La qualité d’un DSI moderne réside en fait dans sa capacité à encadrer et favoriser l’utilisation des technologies sans en être la source exclusive, ni forcément l’instigateur. Ce rôle-là, recherché par les dirigeants, n’est pas accessible à tous les DSI : il faut avoir la capacité d’accepter que le changement vienne par les utilisateurs et non plus de façon régalienne par soi-même. Fort de cela, combien de DSI se sentent en difficulté, voire en opposition avec leur entreprise, quand l’innovation déferle sur leur département ? Cela constitue aussi une raison forte de changement, soit par démission soit par départ provoqué : c’est la fin d’un cycle…

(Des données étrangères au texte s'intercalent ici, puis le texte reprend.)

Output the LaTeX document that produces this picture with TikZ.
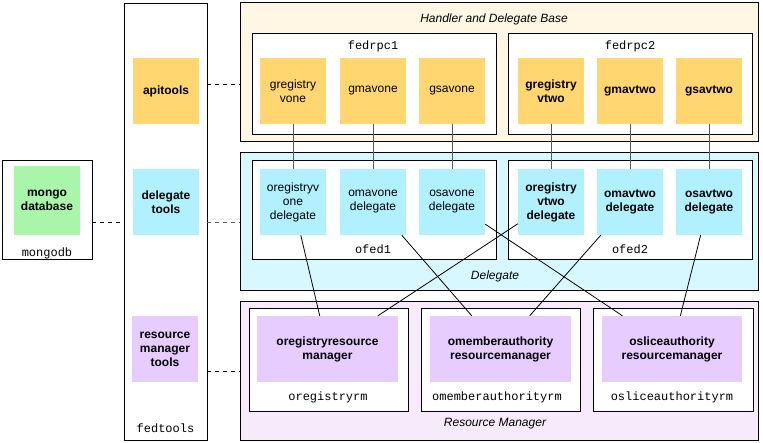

L’étude de Spencer Stuart fournit un autre enseignement, même s’il faut noter qu’on parle ici d’entreprises américaines : près de 60 % des entreprises recrutent leur DSI à l’extérieur de leur structure. Cela démontre une volonté d’aller chercher de l’expertise et de la nouveauté qu’un profil interne n’aura pas. Idem pour le secteur d’activité : près de 50 % des DSI qui intègrent une entreprise en changent au passage. Combinez les deux et vous constatez que, dans le métier de DSI, la polyvalence de l’expérience prime finalement sur la maîtrise de l’activité native. Le fait d’appliquer des méthodes d’autres secteurs permet d’ouvrir le champ des possibles, de penser en dehors du cadre et de construire le système d’information dont a besoin l’entreprise pour supporter ses défis.
Enfin, côté DSI, l’un des vecteurs de changement est inhérent à la tension et à la complexité du poste. Une cybersécurité mal gérée et l’entreprise s’arrête ; des données mal structurées et ce sont de mauvaises décisions, de mauvais choix stratégiques qui sont opérés ; des projets stratégiques en plan et ce sont les outils informatiques qui sont souvent désignés comme les bouc-émissaires de ces dysfonctionnements.
Enfin, pour moi, le domaine le plus difficile à appréhender en tant que DSI est la nécessité d’être crédible auprès de toutes les autres directions : il est impensable de ne pas pouvoir discuter avec un autre directeur de son activité sans en être soi-même un tant soit peu spécialiste.
En conclusion, le taux de turnover constaté chez les DSI reflète la transformation profonde de leur rôle. Passant de gestionnaires d’infrastructures à leaders stratégiques, ils sont désormais au cœur de la transformation numérique des entreprises. Cette évolution a accru la complexité de leurs missions, nécessitant non seulement une expertise technique pointue, mais aussi une capacité à innover, à gérer le changement et à collaborer étroitement avec d’autres départements.
La demande croissante des entreprises pour ces compétences diversifiées et pour une expérience protéiforme capable d’apporter de nouvelles perspectives accroît de fait la valeur des DSI sur le marché du travail. Dès lors, il n’apparaît pas surprenant qu’ils soient plus sollicités, contribuant ainsi à un taux de rotation plus important.